The Particle Odyssey: A Journey to the Heart of Matter

Frank Close Michael Marten Christine Sutton Oxford University Press: 2002. 246 pp. £29.95, $45.

Problem particle: the top quark, here decaying into muons (blue tracks), wasn't discovered until 1995. Credit: FERMILAB

The development of the standard model of particles and their interactions is one of the major scientific achievements of the twentieth century. The electron was the first 'elementary particle' to be discovered, by J. J. Thomson (working largely on his own) in 1897, and the top quark was the last of the standard model's 'fundamental fermions' to be discovered, by two large teams at the Tevatron near Chicago in 1995. In between, special and general relativity, quantum mechanics and a deep understanding of symmetry (explicit and hidden, global and local, absolute and spontaneously broken) have transformed our understanding of the dynamics of the Universe. Within this framework, a remarkably complete description of the way in which the Universe works has been developed, and all but one of its ingredients experimentally verified — only the elusive Higgs particle remains undetected.

The Particle Odyssey describes a century of discovery and creativity through a series of stunning images and photographs. The text explains clearly and non-mathematically the significance of these discoveries in the development of the standard model. Each ingredient (quarks, leptons, gauge bosons and other whimsies associated with high-energy physics) is described and illustrated, along with photographs and biographical details of key figures in the story.

The book's 12 chapters cover broad themes, loosely following the historical development of the subject. Two chapters cover the technology — accelerators and detectors — and a third looks at the applications of these in other branches of science and society. The style is conversational, with the imagery sometimes as vivid as the photographs. Although there are some crucial or illustrative histograms and scatter plots (the 'picture' that the physicist really wants to see), the emphasis is on people, events and equipment. The book is written partly as history and partly as detective story, identifying 'who' as well as 'what', 'where', 'when' and 'why'. It will be a useful source for future historians of the science of the twentieth century, limited only by the lack of references to the original papers.

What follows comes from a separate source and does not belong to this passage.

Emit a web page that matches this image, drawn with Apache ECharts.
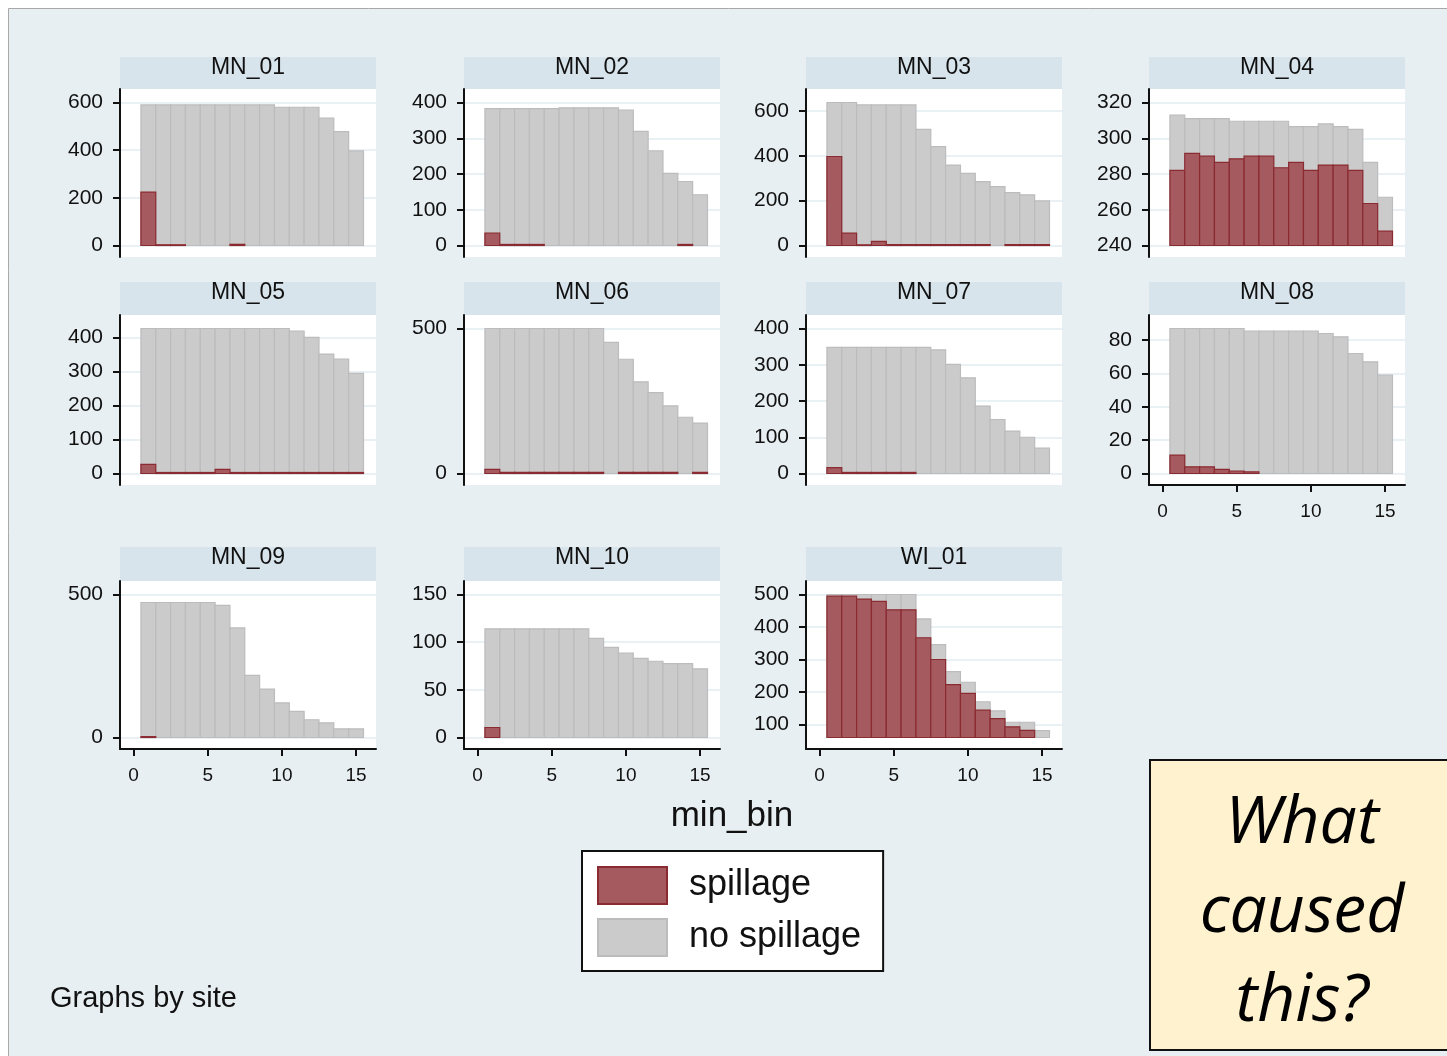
<!DOCTYPE html>
<html>
<head>
<meta charset="utf-8">
<script src="https://cdn.jsdelivr.net/npm/echarts@6/dist/echarts.min.js"></script>
<style>
  html, body { margin: 0; padding: 0; background: #fff; }
  #chart { width: 1447px; height: 1056px; }
</style>
</head>
<body>
<div id="chart"></div>
<script>
// x categories (min_bin) and x tick labels
var minBin = [1, 2, 3, 4, 5, 6, 7, 8, 9, 10, 11, 12, 13, 14, 15];
var xTicks = [0, 5, 10, 15];

var sites = ['MN_01', 'MN_02', 'MN_03', 'MN_04', 'MN_05', 'MN_06', 'MN_07', 'MN_08', 'MN_09', 'MN_10', 'WI_01'];

// gray bars (all / no spillage) and red bars (spillage)
var allMN01 = [590, 590, 590, 590, 590, 590, 590, 590, 590, 580, 580, 580, 535, 478, 397];
var spillMN01 = [224, 3, 3, 0, 0, 0, 5, 0, 0, 0, 0, 0, 0, 0, 0];
var allMN02 = [383, 383, 383, 383, 383, 385, 385, 385, 385, 379, 319, 265, 202, 179, 142];
var spillMN02 = [35, 3, 3, 3, 0, 0, 0, 0, 0, 0, 0, 0, 0, 3, 0];
var allMN03 = [638, 638, 627, 627, 627, 627, 518, 441, 359, 322, 285, 263, 236, 226, 199];
var spillMN03 = [397, 55, 3, 18, 4, 4, 4, 4, 4, 4, 4, 0, 4, 4, 4];
var allMN04 = [313, 311, 311, 311, 309.5, 309.5, 309.5, 309.5, 306.5, 306.5, 308, 306.5, 305, 286.5, 267];
var spillMN04 = [282, 291.5, 290, 286.5, 288.5, 290, 290, 283.5, 286.5, 282, 285, 285, 282, 263.5, 248];
var allMN05 = [426, 426, 426, 426, 426, 426, 426, 426, 426, 426, 418, 400, 351, 336, 294];
var spillMN05 = [27, 3, 3, 3, 3, 12, 3, 3, 3, 3, 3, 3, 3, 3, 3];
var allMN06 = [500, 500, 500, 500, 500, 500, 500, 500, 452, 394, 316, 279, 233, 194, 174];
var spillMN06 = [14, 4, 4, 4, 4, 4, 4, 4, 0, 4, 4, 4, 4, 0, 4];
var allMN07 = [348, 348, 348, 348, 348, 348, 348, 341, 301, 264, 186, 149, 117, 100, 70];
var spillMN07 = [16, 3, 3, 3, 3, 3, 0, 0, 0, 0, 0, 0, 0, 0, 0];
var allMN08 = [87, 87, 87, 87, 87, 85.5, 85.5, 85.5, 85.5, 85.5, 84, 82, 72, 67, 59];
var spillMN08 = [11, 4, 4, 2.5, 1.5, 1, 0, 0, 0, 0, 0, 0, 0, 0, 0];
var allMN09 = [472, 472, 472, 472, 472, 462, 383, 217, 169, 121, 91, 62, 51, 30, 30];
var spillMN09 = [3, 0, 0, 0, 0, 0, 0, 0, 0, 0, 0, 0, 0, 0, 0];
var allMN10 = [114, 114, 114, 114, 114, 114, 114, 104, 94.5, 88.5, 83, 80, 77.5, 77.5, 72];
var spillMN10 = [10.5, 0, 0, 0, 0, 0, 0, 0, 0, 0, 0, 0, 0, 0, 0];
var allWI01 = [500, 500, 500, 500, 500, 500, 425, 346, 263, 230, 170, 142, 107, 107, 81];
var spillWI01 = [495, 495, 486, 479, 453, 453, 367, 300, 223, 196, 144, 118, 93, 82, 60];

// y tick labels per panel
var ticksMN01 = [0, 200, 400, 600];
var ticksMN02 = [0, 100, 200, 300, 400];
var ticksMN03 = [0, 200, 400, 600];
var ticksMN04 = [240, 260, 280, 300, 320];
var ticksMN05 = [0, 100, 200, 300, 400];
var ticksMN06 = [0, 500];
var ticksMN07 = [0, 100, 200, 300, 400];
var ticksMN08 = [0, 20, 40, 60, 80];
var ticksMN09 = [0, 500];
var ticksMN10 = [0, 50, 100, 150];
var ticksWI01 = [100, 200, 300, 400, 500];

// y extent (lowest, highest) of each panel
var rangeMN01 = [0, 600];
var rangeMN02 = [0, 400];
var rangeMN03 = [0, 638];
var rangeMN04 = [240, 320];
var rangeMN05 = [0, 426];
var rangeMN06 = [0, 500];
var rangeMN07 = [0, 400];
var rangeMN08 = [0, 87];
var rangeMN09 = [0, 500];
var rangeMN10 = [0, 150];
var rangeWI01 = [60, 500];

var allList = [allMN01, allMN02, allMN03, allMN04, allMN05, allMN06, allMN07, allMN08, allMN09, allMN10, allWI01];
var spillList = [spillMN01, spillMN02, spillMN03, spillMN04, spillMN05, spillMN06, spillMN07, spillMN08, spillMN09, spillMN10, spillWI01];
var tickList = [ticksMN01, ticksMN02, ticksMN03, ticksMN04, ticksMN05, ticksMN06, ticksMN07, ticksMN08, ticksMN09, ticksMN10, ticksWI01];
var rangeList = [rangeMN01, rangeMN02, rangeMN03, rangeMN04, rangeMN05, rangeMN06, rangeMN07, rangeMN08, rangeMN09, rangeMN10, rangeWI01];

// 布局
var colX = [120, 464, 806, 1149];
var plotW = 256;
var stripTop = [57, 282, 547];
var plotTop = [89, 315, 581];
var plotH = [168, 170, 168];
var padL = 13.5, padR = 12.5, padT = 13.5, padB = 11.5;

var BG = '#e8eff2';
var STRIP = '#d8e4eb';
var GRAY = '#cbcbcb', GRAY_EDGE = '#bcbcbc';
var RED = '#a55a5f', RED_EDGE = '#8a2a31';
var INK = '#111';
var FONT = '"Liberation Sans", Arial, sans-serif';

function pairs(values) {
    return minBin.map(function (b, i) { return [b, values[i]]; });
}

function barRenderer(base) {
    return function (params, api) {
        var x = api.value(0), y = api.value(1);
        if (!(y > base)) return null;
        var a = api.coord([x - 0.5, y]);
        var b = api.coord([x + 0.5, base]);
        return {
            type: 'rect',
            shape: { x: a[0], y: a[1], width: b[0] - a[0], height: b[1] - a[1] },
            style: api.style()
        };
    };
}

var grids = [], xAxes = [], yAxes = [], series = [], graphics = [];

graphics.push({
    type: 'rect', z: -100,
    shape: { x: 8.5, y: 8.5, width: 1460, height: 1070 },
    style: { fill: BG, stroke: '#a8a8a8', lineWidth: 1 }
});

sites.forEach(function (site, i) {
    var row = Math.floor(i / 4), col = i % 4;
    var lo = rangeList[i][0], hi = rangeList[i][1];
    var h = plotH[row];
    var innerH = h - padT - padB;
    var innerW = plotW - padL - padR;
    var xSpan = 15.5;
    var showX = i >= 7;

    grids.push({
        left: colX[col], top: plotTop[row], width: plotW, height: h,
        show: true, backgroundColor: '#fff', borderWidth: 0
    });
    xAxes.push({
        type: 'value', gridIndex: i,
        min: -padL / innerW * xSpan, max: xSpan + padR / innerW * xSpan,
        show: showX,
        axisLine: { show: true, onZero: false, lineStyle: { color: INK, width: 2 } },
        axisTick: { show: true, length: 7, lineStyle: { color: INK, width: 2 }, customValues: xTicks },
        axisLabel: { customValues: xTicks, color: INK, fontSize: 19, fontFamily: FONT, margin: 17 },
        splitLine: { show: false }
    });
    yAxes.push({
        type: 'value', gridIndex: i,
        min: lo - padB / innerH * (hi - lo), max: hi + padT / innerH * (hi - lo),
        axisLine: { show: true, onZero: false, lineStyle: { color: INK, width: 2 } },
        axisTick: { show: true, length: 7, lineStyle: { color: INK, width: 2 }, customValues: tickList[i] },
        axisLabel: { customValues: tickList[i], color: INK, fontSize: 21, fontFamily: FONT, margin: 17 },
        splitLine: { show: true, lineStyle: { color: '#e3ecf0', width: 1.5 } }
    });
    series.push({
        name: 'no spillage', type: 'custom', xAxisIndex: i, yAxisIndex: i,
        renderItem: barRenderer(lo), encode: { x: 0, y: 1 },
        itemStyle: { color: GRAY, borderColor: GRAY_EDGE, borderWidth: 1.2 },
        data: pairs(allList[i]), z: 2, silent: true
    });
    series.push({
        name: 'spillage', type: 'custom', xAxisIndex: i, yAxisIndex: i,
        renderItem: barRenderer(lo), encode: { x: 0, y: 1 },
        itemStyle: { color: RED, borderColor: RED_EDGE, borderWidth: 1.2 },
        data: pairs(spillList[i]), z: 3, silent: true
    });

    // 标题条
    graphics.push({
        type: 'rect',
        shape: { x: colX[col], y: stripTop[row], width: plotW, height: plotTop[row] - stripTop[row] },
        style: { fill: STRIP }
    });
    graphics.push({
        type: 'text', x: colX[col] + plotW / 2, y: stripTop[row] + 11,
        style: { text: site, fill: INK, font: '23px ' + FONT, textAlign: 'center', textVerticalAlign: 'middle' }
    });
});

graphics.push({
    type: 'text', x: 732, y: 816,
    style: { text: 'min_bin', fill: INK, font: '35px ' + FONT, textAlign: 'center', textVerticalAlign: 'middle' }
});
graphics.push({
    type: 'text', x: 50, y: 999,
    style: { text: 'Graphs by site', fill: INK, font: '29px ' + FONT, textAlign: 'left', textVerticalAlign: 'middle' }
});
graphics.push({
    type: 'rect',
    shape: { x: 1150, y: 760, width: 300, height: 290 },
    style: { fill: '#fff2cf', stroke: '#111', lineWidth: 2 }
});
graphics.push({
    type: 'text', x: 1302, y: 913,
    style: {
        text: 'What\ncaused\nthis?', fill: '#000',
        font: 'italic 66px "Open Sans", sans-serif', lineHeight: 89,
        textAlign: 'center', textVerticalAlign: 'middle'
    }
});

var myChart = echarts.init(document.getElementById('chart'));
var option = {
    backgroundColor: '#fff',
    animation: false,
    grid: grids,
    xAxis: xAxes,
    yAxis: yAxes,
    series: series,
    graphic: graphics,
    legend: {
        data: ['spillage', 'no spillage'],
        orient: 'vertical',
        left: 582, top: 851,
        icon: 'rect',
        itemWidth: 69, itemHeight: 37, itemGap: 13,
        padding: [15, 22, 14, 15],
        backgroundColor: '#fff',
        borderColor: '#111', borderWidth: 2, borderRadius: 0,
        selectedMode: false,
        textStyle: { fontSize: 36, color: INK, fontFamily: FONT, padding: [7, 0, 0, 17] }
    }
};
myChart.setOption(option);
</script>
</body>
</html>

Gone in a flash: the charmed sigma particle is inferred from tracks left by other particles. Credit: BROOKHAVEN NATIONAL LABORATORY

The present book builds upon The Particle Explosion, published 15 years ago by the same authors. Although its chapters share headings with the earlier book, it is more than 'Particle Explosion II — the Sequel'. It is easy to forget just how much progress there has been in high-energy physics over the past 15 years. The main ingredients of the standard model had been discovered by then, but there was still scope for alternative explanations. Most of the loopholes have since been closed: the top quark has now been discovered, the electroweak sector has survived precision scrutiny at the Large Electron–Positron Collider at CERN, quantum chromodynamics has been explored in detail by the HERA experiments at DESY, both solar and atmospheric neutrinos have been shown to oscillate, the tau neutrino has been observed, hints of the quark–gluon plasma have been seen, and matter–antimatter asymmetries have been measured in B-mesons at the KEK-B and PEP-II B-factories. The interplay between high-energy physics and cosmology has been enhanced. All this is reflected in the new book, with about one-third of the text and more than 250 new images illustrating this progress. If Explosion conveyed the image of creative, if chaotic, energy, Odyssey gives the impression of a journey surveyed from a vantage point, from which one can see the route traversed so far and contemplate the road that lies ahead.

In short, The Particle Odyssey is a beautifully illustrated and eminently readable introduction to high-energy physics. It provides an excellent answer, for both the high-energy physicist and the general reader, to the party question that high-energy physicists sometimes find difficult to answer — what is it exactly that you do?